Tuesday, March 8, 2011


My last post concerned a prevailing spirit of poverty in the American Christian community. I talked about contending for all that God's covenant provides the followers of Jesus and refusing to compromise the standard Jesus modeled. I tried to define prosperity as more than currency and possessions. Before going on to other topics, I want to approach this whole issue from a different perspective.

Biblical prosperity does not primarily refer to monetary wealth and possessions. It does enclude these kind of riches, but many godly people live low on the financial income scale. You should be able to pay your bills for the necessities of life, not for keeping up with the American dream. I would call Mother Teresa a very prosperous woman of God, yet she had nothing to call her own. She chose to submerge herself in Calcutta, India, allowing Jesus to love the lowest of humanity and minister to their physical bodies. Heidi and Roland Baker have given up earthly possessions and the "good life" American style, to live among the people of Mozambique, but they see provisions multiplied, healing miracles of all kinds and yes the dead raised on a regular basis.

As we have traveled to Romania and worked with the national Christians, I have been inspired by their faith, humility and giving heart. I know pastors there who serve faithfully tiny churches without a salary. Tal and I ended 2010 by spending December in Romania with Ben and Anna Boingeanu. To me they are truely wealthy people and have lived a lifetime of drawing on the riches of God's grace and provision to meet every kind of need imaginable; from growing up through Communisim and its oppression and hardship, to church planting after the revolution with no adequate salary, to currently becoming foster parents of 12 children and pastor of the large Holy Trinity Church in Braila. They are not wealthy by American standard but they manage what they do have remarkably and they know how to draw on the Covenant of Grace and experience God's peace. Each one of their own two and the foster sons & daughters have experienced God's provision for the family and are being lifted out of the destruction, poverty and victim mentality of so many of their peers. They are experiencing true success and prosperity.

We are children of the King and we have a limitless supply of all we need for living life where God has planted us in a godly manner, but that does not garuntee that we will all have unlimited possessions, travel opportunities, the best of everything, no troubles, trials or disapppointments. It does mean that our hevenly Father knows what we are experiencing, hurts with us according to Jesus, is always working to bless us and care for us.

He never says, "No, I won't forgive your "sins" this time." Or "No, I won't heal you this time." (Psalm 103: I believe He has made it all available to us, but we sabetage God's plans and provision by our unbelief, by our preconceived concepts and blindness, and by destructive habits we are not even aware of, to name a few.

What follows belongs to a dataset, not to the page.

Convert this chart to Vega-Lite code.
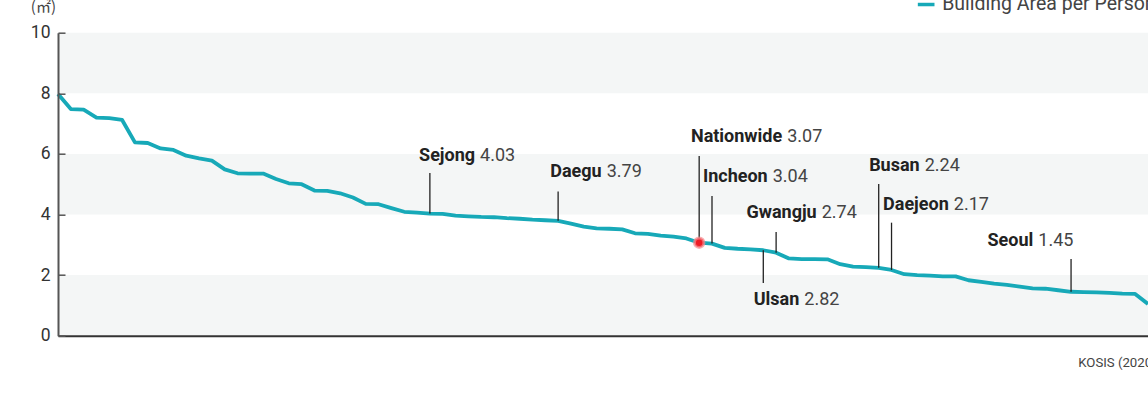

So I say again, God is good, better than we can imagine and He is still a GIVER. God has brought us out (of our human fallenness) to bring us in (to all He is and has). He intends to teach us how to draw on our eternal inheritance now, so don't limit the GIVER by unbelief or false humility. If you fail to withdraw portions of that inheritance, don't blame or shame yourself. There is not a human who ever lived who has, except Jesus Christ. Rather, give serious question when you excuse unbelief by saying, "Well I don't think God still does those things any more. Or I'm not a good enough Christian." or "It is normal to be anxious or angry." Question whether or not you have been unconsciously influenced by American religious ideas and your spiritual upbringing by family and denominational dogmas. This is still an unresolved issue with me and everyone I know to some degree or another.

This is the secret missing ingredient in American Christianity: We have depended more on teaching correct doctrine to become strong in the Lord, than we have depended on knowing God through Jesus Christ and deepening the love relationship. We are more likely to have a conference with our pastor or some spiritual leader, than we are to worship at the feet of Jesus until He speaks peace to our emotions. Most do not value even 1 hour daily to sit in a quiet place longing to encounter God face to face, heart to heart. We resemble the elder brother more than the prodigal son, so when life gets hard and things are with held, we become bitter, fearful, anxious and demanding, rather than running into the arms of Jesus for our answers and to put our hearts at peace.

I know! We are all influenced by our modern culture and the American lifestyle. I don't mean to shame, but there is a strong tendency to interpret Scripture according to our culture and the lowest common denominator of Christianity and I feel compelled to resist this tendency in my own life.